Dimulai sejak Biennale Jogja XI 2011, Biennale Jogja akan bekerja di sekitar katulistiwa 23.27 derajad Lintang Utara dan Lintang Selatan. Biennale Jogja mencoba untuk
memandang ke depan, mengembangkan perspektif baru yang sekaligus juga membuka diri untuk melakukan konfrontasi atas ‘kemapanan’ ataupun konvensi atas event sejenis.
Wacana seni kontemporer sangatlah dinamis, namun dikotomi sentral/pusat dan periferi/pinggiran agaknya masih sangat nyata. Adakebutuhan untuk mencari peluang baru dalam memberikan makna lebih atas event ini. Diangankan untuk mereka suatu common platform yang sekaligus mampu memberikan provokasi atas munculnya berbagai keragaman dalam perspektif untuk menghadirkan alternatif-alternatif baru atas wacana yang hegemonik.
Pilahan geo-politik utara selatan, pilahan atas tingkat kemajuan kesejahteraan ataupun kedekatan teritori dalam stereotype etnisitas telah memberi kontribusi tertentu dalam perkembangan budaya kontemporer ini. Kami mengangankan suatu yang sedikit berbeda, tentunya dengan pengharapan akan menjadi pemicu dan pemacu kemunculan relasi dan interelasi alternative atas pengoperasian kesenian dalam kehidupan.
Katulistiwa diangankan untuk menjadi semacam bingkai yang mewadahi kesamaan namun sekaligus juga menjadi garis menerus yang menembus merangkai dan bersaksi atas pengejawantahan berbagai keragaman.
Katulistiwa akan menjadi common platform untuk ‘membaca kembali‘ dunia. Menegasi keberadaan pusat-pusat dengan menawarkan area kerja wilayah sabuk katulistiwa dengan sudut pandang yang tak berpusat, nir-pusat.
Katulistiwa dalam perpektif geologis, geografis, ekologis, etnografis, juga historis, serta politis, dll, merupakan wilayah kerja yang luar biasa menarik untuk diekplorasi . Keberagaman yang merupakan cerminan kekayaan dalam karakteristik bersama kelimpahan terpaan surya sebagai sumber daya hidup yang tidak berjeda. Kesamaan karakteristik alam ini dibingkai dalam batas garis balik utara (tropic 23’27’’) dan garis balik selatan (tropic 23’27’’)
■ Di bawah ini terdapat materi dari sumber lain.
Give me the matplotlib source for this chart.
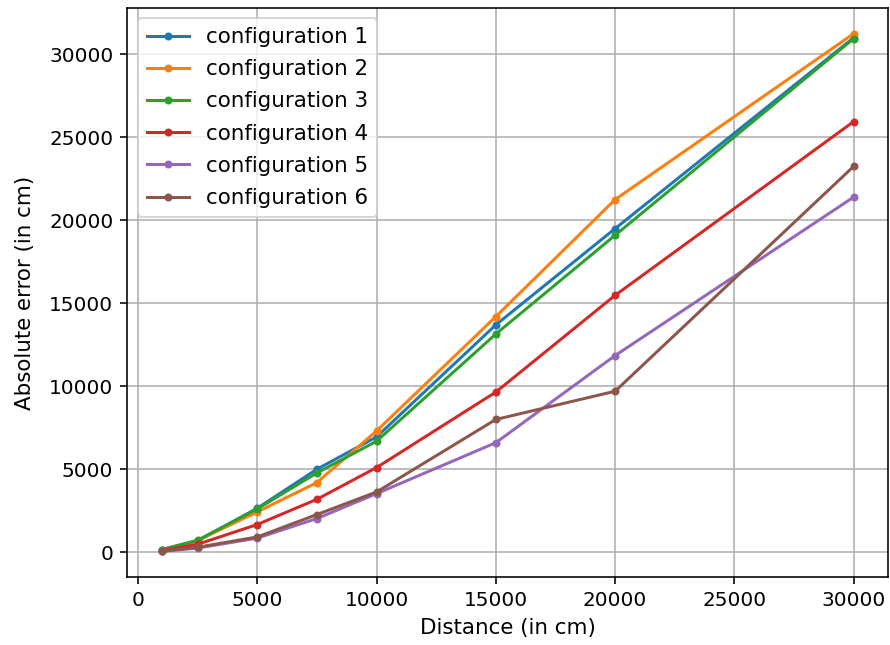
import matplotlib
matplotlib.use("Agg")
import matplotlib.pyplot as plt

# distances (cm) and absolute error per configuration
distances = [1000, 2500, 5000, 7500, 10000, 15000, 20000, 30000]
config_1 = [150, 690, 2650, 5000, 6950, 13700, 19500, 31000]
config_2 = [120, 700, 2430, 4200, 7310, 14200, 21250, 31250]
config_3 = [160, 720, 2610, 4780, 6690, 13150, 19100, 30950]
config_4 = [100, 480, 1670, 3190, 5100, 9650, 15480, 25950]
config_5 = [50, 250, 850, 2030, 3530, 6600, 11850, 21400]
config_6 = [60, 300, 920, 2270, 3630, 8000, 9700, 23250]

series = [config_1, config_2, config_3, config_4, config_5, config_6]

dpi = 144
fig = plt.figure(figsize=(890 / dpi, 645 / dpi), dpi=dpi)
ax = fig.add_subplot(111)
fig.subplots_adjust(left=0.143, right=0.998, top=0.988, bottom=0.105)

for i, vals in enumerate(series):
    ax.plot(distances, vals, marker='.', label='configuration %d' % (i + 1))

ax.set_xlabel('Distance (in cm)', fontsize=10.7)
ax.set_ylabel('Absolute error (in cm)', fontsize=10.7, labelpad=7)
ax.grid(True)
ax.legend(loc='upper left', fontsize=10.7, labelspacing=0.57)

fig.savefig('out.png', dpi=dpi)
Katulistiwa, zona bumi yang relative memiliki kecepatan rotasi lebih tinggi, bentangan wilayah sepanjang 40.000 km, mozaik pulau benua dalam anyaman samudera, akan merupakan ‘arena’ pencarian pengkajian, pertemuan, perjumpaan, perbenturan, perbaikan, pembaruan, kemanusiaan manusia.
Dalam setiap penyelenggaraanya Biennale Jogja akan bekerja dan bertatap muka dengan 1 negara di daerah katulistiwa, berjalan ke arah Barat dan diawali dengan menjumpai India pada Biennale Jogja XI tahun 2011.